TO DO: Reproduce each line exactly.
╭──
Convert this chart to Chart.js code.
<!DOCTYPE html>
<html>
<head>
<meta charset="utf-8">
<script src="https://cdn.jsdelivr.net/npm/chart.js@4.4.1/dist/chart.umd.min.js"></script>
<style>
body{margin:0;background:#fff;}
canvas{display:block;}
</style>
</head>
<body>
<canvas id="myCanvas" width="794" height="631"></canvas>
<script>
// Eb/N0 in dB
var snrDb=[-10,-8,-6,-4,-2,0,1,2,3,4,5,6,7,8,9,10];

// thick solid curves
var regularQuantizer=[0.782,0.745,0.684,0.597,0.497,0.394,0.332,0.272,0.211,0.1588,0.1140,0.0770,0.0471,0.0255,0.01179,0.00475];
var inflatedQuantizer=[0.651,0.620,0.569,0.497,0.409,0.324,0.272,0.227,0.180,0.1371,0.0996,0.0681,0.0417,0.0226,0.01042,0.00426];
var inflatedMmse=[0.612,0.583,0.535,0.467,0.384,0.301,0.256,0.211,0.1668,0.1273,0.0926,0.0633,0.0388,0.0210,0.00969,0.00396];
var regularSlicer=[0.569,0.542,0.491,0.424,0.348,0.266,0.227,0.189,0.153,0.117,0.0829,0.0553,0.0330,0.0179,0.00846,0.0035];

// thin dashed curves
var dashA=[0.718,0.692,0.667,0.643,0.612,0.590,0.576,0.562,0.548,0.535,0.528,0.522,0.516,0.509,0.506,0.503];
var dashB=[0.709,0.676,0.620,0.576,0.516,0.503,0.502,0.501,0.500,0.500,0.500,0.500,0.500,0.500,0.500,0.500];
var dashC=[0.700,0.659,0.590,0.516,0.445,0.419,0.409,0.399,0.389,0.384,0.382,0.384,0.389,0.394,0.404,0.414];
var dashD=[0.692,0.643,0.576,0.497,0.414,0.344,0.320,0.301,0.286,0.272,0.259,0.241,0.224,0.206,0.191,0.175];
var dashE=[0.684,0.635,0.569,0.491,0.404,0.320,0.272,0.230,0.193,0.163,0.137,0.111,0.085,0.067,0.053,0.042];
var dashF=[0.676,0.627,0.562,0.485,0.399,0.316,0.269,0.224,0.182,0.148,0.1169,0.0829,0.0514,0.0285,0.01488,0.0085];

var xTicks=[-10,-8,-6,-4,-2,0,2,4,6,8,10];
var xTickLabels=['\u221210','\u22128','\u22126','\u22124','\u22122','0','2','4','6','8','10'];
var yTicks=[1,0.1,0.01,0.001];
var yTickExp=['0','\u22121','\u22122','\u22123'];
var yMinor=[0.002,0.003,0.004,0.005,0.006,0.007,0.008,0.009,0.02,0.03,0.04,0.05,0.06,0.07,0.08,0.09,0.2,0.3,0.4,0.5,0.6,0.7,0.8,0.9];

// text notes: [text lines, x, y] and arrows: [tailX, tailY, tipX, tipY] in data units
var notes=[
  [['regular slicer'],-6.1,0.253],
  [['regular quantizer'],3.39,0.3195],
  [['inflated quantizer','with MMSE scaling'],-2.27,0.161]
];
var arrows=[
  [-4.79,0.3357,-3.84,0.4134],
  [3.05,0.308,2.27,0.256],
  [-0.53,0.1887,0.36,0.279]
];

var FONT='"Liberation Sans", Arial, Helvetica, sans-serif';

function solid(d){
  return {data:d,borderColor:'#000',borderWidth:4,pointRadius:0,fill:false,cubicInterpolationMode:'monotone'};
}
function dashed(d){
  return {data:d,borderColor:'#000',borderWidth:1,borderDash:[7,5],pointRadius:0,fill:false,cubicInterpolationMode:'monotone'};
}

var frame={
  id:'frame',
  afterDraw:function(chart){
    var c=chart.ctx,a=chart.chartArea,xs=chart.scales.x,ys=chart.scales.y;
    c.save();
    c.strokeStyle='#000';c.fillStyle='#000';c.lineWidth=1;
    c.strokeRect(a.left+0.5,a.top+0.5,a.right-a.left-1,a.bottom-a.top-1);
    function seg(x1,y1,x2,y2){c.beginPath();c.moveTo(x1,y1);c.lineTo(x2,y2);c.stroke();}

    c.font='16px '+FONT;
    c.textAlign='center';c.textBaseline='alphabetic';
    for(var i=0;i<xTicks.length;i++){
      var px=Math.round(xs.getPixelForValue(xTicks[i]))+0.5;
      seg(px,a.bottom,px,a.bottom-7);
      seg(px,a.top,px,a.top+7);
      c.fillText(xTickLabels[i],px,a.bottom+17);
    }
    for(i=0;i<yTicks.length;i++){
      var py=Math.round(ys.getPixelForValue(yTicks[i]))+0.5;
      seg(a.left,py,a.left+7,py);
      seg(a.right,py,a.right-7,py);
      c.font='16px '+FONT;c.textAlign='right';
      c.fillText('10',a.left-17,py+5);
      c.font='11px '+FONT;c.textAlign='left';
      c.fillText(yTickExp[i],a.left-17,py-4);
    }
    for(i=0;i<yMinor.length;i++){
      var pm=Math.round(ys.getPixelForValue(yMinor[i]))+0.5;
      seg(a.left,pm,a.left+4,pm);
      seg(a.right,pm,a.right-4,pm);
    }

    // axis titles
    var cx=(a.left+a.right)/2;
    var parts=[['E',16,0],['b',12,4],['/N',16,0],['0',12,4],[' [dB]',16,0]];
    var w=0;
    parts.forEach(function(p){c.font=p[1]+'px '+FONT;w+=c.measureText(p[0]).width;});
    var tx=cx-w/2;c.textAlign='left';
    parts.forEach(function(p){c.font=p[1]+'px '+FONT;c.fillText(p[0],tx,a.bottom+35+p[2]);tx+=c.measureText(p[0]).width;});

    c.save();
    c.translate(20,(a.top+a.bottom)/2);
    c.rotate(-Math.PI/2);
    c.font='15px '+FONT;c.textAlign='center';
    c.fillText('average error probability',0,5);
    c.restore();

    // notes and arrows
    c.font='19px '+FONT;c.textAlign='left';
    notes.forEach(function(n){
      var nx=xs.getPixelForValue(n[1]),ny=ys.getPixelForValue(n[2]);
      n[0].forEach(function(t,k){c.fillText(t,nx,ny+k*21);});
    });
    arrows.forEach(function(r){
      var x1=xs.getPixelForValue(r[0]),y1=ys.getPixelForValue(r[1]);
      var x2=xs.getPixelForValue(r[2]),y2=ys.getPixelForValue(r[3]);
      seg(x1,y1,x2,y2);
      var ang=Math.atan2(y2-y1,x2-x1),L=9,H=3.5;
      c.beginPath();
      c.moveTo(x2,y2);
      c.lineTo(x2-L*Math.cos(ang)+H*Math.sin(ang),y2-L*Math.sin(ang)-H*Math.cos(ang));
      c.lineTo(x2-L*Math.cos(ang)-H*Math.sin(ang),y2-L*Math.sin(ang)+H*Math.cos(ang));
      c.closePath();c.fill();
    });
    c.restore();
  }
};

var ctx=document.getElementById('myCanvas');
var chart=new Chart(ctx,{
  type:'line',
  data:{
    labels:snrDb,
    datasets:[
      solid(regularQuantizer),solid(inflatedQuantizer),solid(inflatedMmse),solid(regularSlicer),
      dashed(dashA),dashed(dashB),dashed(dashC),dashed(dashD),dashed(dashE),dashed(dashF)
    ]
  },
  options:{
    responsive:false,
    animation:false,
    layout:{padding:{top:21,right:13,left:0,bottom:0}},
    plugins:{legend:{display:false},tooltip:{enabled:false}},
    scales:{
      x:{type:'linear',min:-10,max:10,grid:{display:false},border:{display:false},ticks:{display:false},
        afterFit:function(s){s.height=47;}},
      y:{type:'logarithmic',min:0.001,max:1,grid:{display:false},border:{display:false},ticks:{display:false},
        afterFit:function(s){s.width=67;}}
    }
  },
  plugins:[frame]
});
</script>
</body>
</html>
╰──
SOLUTION FOR THIS TASK:
Convert this chart to Chart.js code.
<!DOCTYPE html>
<html>
<head>
<meta charset="utf-8">
<script src="https://cdn.jsdelivr.net/npm/chart.js@4.4.1/dist/chart.umd.min.js"></script>
<style>
body{margin:0;background:#fff;}
canvas{display:block;}
</style>
</head>
<body>
<canvas id="myCanvas" width="794" height="631"></canvas>
<script>
// Eb/N0 in dB
var snrDb=[-10,-8,-6,-4,-2,0,1,2,3,4,5,6,7,8,9,10];

// thick solid curves
var regularQuantizer=[0.782,0.745,0.684,0.597,0.497,0.394,0.332,0.272,0.211,0.1588,0.1140,0.0770,0.0471,0.0255,0.01179,0.00475];
var inflatedQuantizer=[0.651,0.620,0.569,0.497,0.409,0.324,0.272,0.227,0.180,0.1371,0.0996,0.0681,0.0417,0.0226,0.01042,0.00426];
var inflatedMmse=[0.612,0.583,0.535,0.467,0.384,0.301,0.256,0.211,0.1668,0.1273,0.0926,0.0633,0.0388,0.0210,0.00969,0.00396];
var regularSlicer=[0.569,0.542,0.491,0.424,0.348,0.266,0.227,0.189,0.153,0.117,0.0829,0.0553,0.0330,0.0179,0.00846,0.0035];

// thin dashed curves
var dashA=[0.718,0.692,0.667,0.643,0.612,0.590,0.576,0.562,0.548,0.535,0.528,0.522,0.516,0.509,0.506,0.503];
var dashB=[0.709,0.676,0.620,0.576,0.516,0.503,0.502,0.501,0.500,0.500,0.500,0.500,0.500,0.500,0.500,0.500];
var dashC=[0.700,0.659,0.590,0.516,0.445,0.419,0.409,0.399,0.389,0.384,0.382,0.384,0.389,0.394,0.404,0.414];
var dashD=[0.692,0.643,0.576,0.497,0.414,0.344,0.320,0.301,0.286,0.272,0.259,0.241,0.224,0.206,0.191,0.175];
var dashE=[0.684,0.635,0.569,0.491,0.404,0.320,0.272,0.230,0.193,0.163,0.137,0.111,0.085,0.067,0.053,0.042];
var dashF=[0.676,0.627,0.562,0.485,0.399,0.316,0.269,0.224,0.182,0.148,0.1169,0.0829,0.0514,0.0285,0.01488,0.0085];

var xTicks=[-10,-8,-6,-4,-2,0,2,4,6,8,10];
var xTickLabels=['\u221210','\u22128','\u22126','\u22124','\u22122','0','2','4','6','8','10'];
var yTicks=[1,0.1,0.01,0.001];
var yTickExp=['0','\u22121','\u22122','\u22123'];
var yMinor=[0.002,0.003,0.004,0.005,0.006,0.007,0.008,0.009,0.02,0.03,0.04,0.05,0.06,0.07,0.08,0.09,0.2,0.3,0.4,0.5,0.6,0.7,0.8,0.9];

// text notes: [text lines, x, y] and arrows: [tailX, tailY, tipX, tipY] in data units
var notes=[
  [['regular slicer'],-6.1,0.253],
  [['regular quantizer'],3.39,0.3195],
  [['inflated quantizer','with MMSE scaling'],-2.27,0.161]
];
var arrows=[
  [-4.79,0.3357,-3.84,0.4134],
  [3.05,0.308,2.27,0.256],
  [-0.53,0.1887,0.36,0.279]
];

var FONT='"Liberation Sans", Arial, Helvetica, sans-serif';

function solid(d){
  return {data:d,borderColor:'#000',borderWidth:4,pointRadius:0,fill:false,cubicInterpolationMode:'monotone'};
}
function dashed(d){
  return {data:d,borderColor:'#000',borderWidth:1,borderDash:[7,5],pointRadius:0,fill:false,cubicInterpolationMode:'monotone'};
}

var frame={
  id:'frame',
  afterDraw:function(chart){
    var c=chart.ctx,a=chart.chartArea,xs=chart.scales.x,ys=chart.scales.y;
    c.save();
    c.strokeStyle='#000';c.fillStyle='#000';c.lineWidth=1;
    c.strokeRect(a.left+0.5,a.top+0.5,a.right-a.left-1,a.bottom-a.top-1);
    function seg(x1,y1,x2,y2){c.beginPath();c.moveTo(x1,y1);c.lineTo(x2,y2);c.stroke();}

    c.font='16px '+FONT;
    c.textAlign='center';c.textBaseline='alphabetic';
    for(var i=0;i<xTicks.length;i++){
      var px=Math.round(xs.getPixelForValue(xTicks[i]))+0.5;
      seg(px,a.bottom,px,a.bottom-7);
      seg(px,a.top,px,a.top+7);
      c.fillText(xTickLabels[i],px,a.bottom+17);
    }
    for(i=0;i<yTicks.length;i++){
      var py=Math.round(ys.getPixelForValue(yTicks[i]))+0.5;
      seg(a.left,py,a.left+7,py);
      seg(a.right,py,a.right-7,py);
      c.font='16px '+FONT;c.textAlign='right';
      c.fillText('10',a.left-17,py+5);
      c.font='11px '+FONT;c.textAlign='left';
      c.fillText(yTickExp[i],a.left-17,py-4);
    }
    for(i=0;i<yMinor.length;i++){
      var pm=Math.round(ys.getPixelForValue(yMinor[i]))+0.5;
      seg(a.left,pm,a.left+4,pm);
      seg(a.right,pm,a.right-4,pm);
    }

    // axis titles
    var cx=(a.left+a.right)/2;
    var parts=[['E',16,0],['b',12,4],['/N',16,0],['0',12,4],[' [dB]',16,0]];
    var w=0;
    parts.forEach(function(p){c.font=p[1]+'px '+FONT;w+=c.measureText(p[0]).width;});
    var tx=cx-w/2;c.textAlign='left';
    parts.forEach(function(p){c.font=p[1]+'px '+FONT;c.fillText(p[0],tx,a.bottom+35+p[2]);tx+=c.measureText(p[0]).width;});

    c.save();
    c.translate(20,(a.top+a.bottom)/2);
    c.rotate(-Math.PI/2);
    c.font='15px '+FONT;c.textAlign='center';
    c.fillText('average error probability',0,5);
    c.restore();

    // notes and arrows
    c.font='19px '+FONT;c.textAlign='left';
    notes.forEach(function(n){
      var nx=xs.getPixelForValue(n[1]),ny=ys.getPixelForValue(n[2]);
      n[0].forEach(function(t,k){c.fillText(t,nx,ny+k*21);});
    });
    arrows.forEach(function(r){
      var x1=xs.getPixelForValue(r[0]),y1=ys.getPixelForValue(r[1]);
      var x2=xs.getPixelForValue(r[2]),y2=ys.getPixelForValue(r[3]);
      seg(x1,y1,x2,y2);
      var ang=Math.atan2(y2-y1,x2-x1),L=9,H=3.5;
      c.beginPath();
      c.moveTo(x2,y2);
      c.lineTo(x2-L*Math.cos(ang)+H*Math.sin(ang),y2-L*Math.sin(ang)-H*Math.cos(ang));
      c.lineTo(x2-L*Math.cos(ang)-H*Math.sin(ang),y2-L*Math.sin(ang)+H*Math.cos(ang));
      c.closePath();c.fill();
    });
    c.restore();
  }
};

var ctx=document.getElementById('myCanvas');
var chart=new Chart(ctx,{
  type:'line',
  data:{
    labels:snrDb,
    datasets:[
      solid(regularQuantizer),solid(inflatedQuantizer),solid(inflatedMmse),solid(regularSlicer),
      dashed(dashA),dashed(dashB),dashed(dashC),dashed(dashD),dashed(dashE),dashed(dashF)
    ]
  },
  options:{
    responsive:false,
    animation:false,
    layout:{padding:{top:21,right:13,left:0,bottom:0}},
    plugins:{legend:{display:false},tooltip:{enabled:false}},
    scales:{
      x:{type:'linear',min:-10,max:10,grid:{display:false},border:{display:false},ticks:{display:false},
        afterFit:function(s){s.height=47;}},
      y:{type:'logarithmic',min:0.001,max:1,grid:{display:false},border:{display:false},ticks:{display:false},
        afterFit:function(s){s.width=67;}}
    }
  },
  plugins:[frame]
});
</script>
</body>
</html>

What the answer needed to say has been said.